Li-Fi 100 times faster than Wi-Fi in real world tests


Emma Clark

Scientists have tested Li-Fi, an alternative to Wi-Fi, in the real world and achieved speeds that are around 100 times faster than current average Wi-Fi.

Scientists have tested out Li-Fi, a wireless technology that transmits high-speed data using visible light communication (VLC), and achieved speeds that are 100 times faster than current average Wi-Fi speeds.

Li-Fi was trialled in the offices of Tallinn, Estonia with scientists finding that data transmission of a whopping 1GB per second could be achieved. That’s a promising start for the technology that managed speeds of 224 gigabits per second in the lab. For reference, at that speed you’d be able to download 18 movies of 1.5GB each every second.

The technology uses Visible Light Communication (VLC), which itself uses visible light between 400 and 800 terahertz (THz). It basically flicks an LED on and off at extreme speeds to write and transmit binary code.

Aside from faster speeds, Li-Fi can be much more secure as light cannot pass through walls. This also means that there is less interference between devices.

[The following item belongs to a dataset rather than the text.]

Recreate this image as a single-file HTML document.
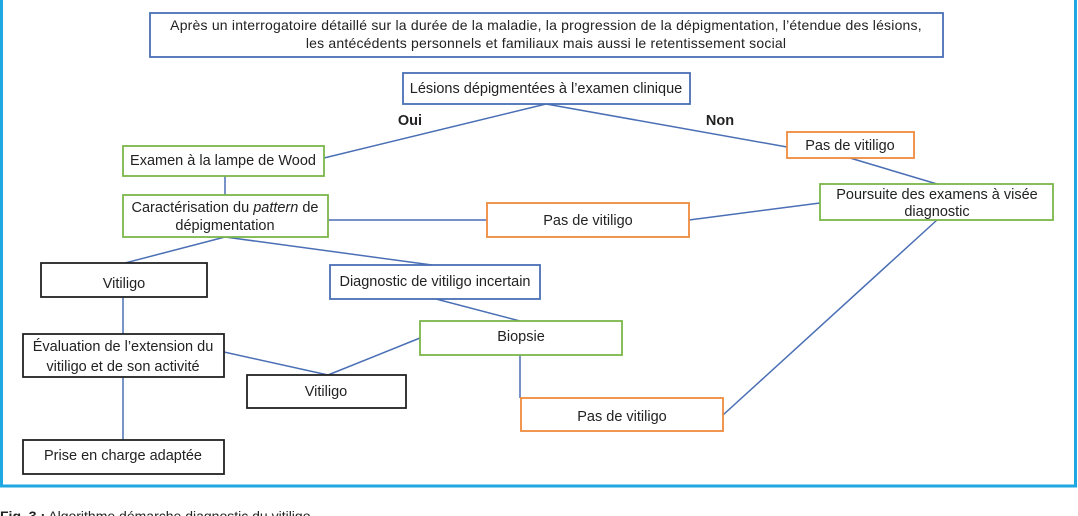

Before you start jotting down all the movies you’re going to download and the logistics of storing them all, it’s unlikely that this technology will replace Wi-Fi any time soon. Current devices would need to be fitted with the technology, for example.

However, the technologies could be used simultaneously to create more efficient networks. The inventor of Li-Fi, Professor Harald Haas, is optimistic about the technology’s future. In a TED talk, he said that every LED lightbulb could be used as an ultra-fast alternative to Wi-Fi.

“All we need to do is fit a small microchip to every potential illumination device and this would then combine two basic functionalities: illumination and wireless data transmission. In the future we will not only have 14 billion light bulbs, we may have 14 billion Li-Fis deployed worldwide for a cleaner, greener and even brighter future," he explained.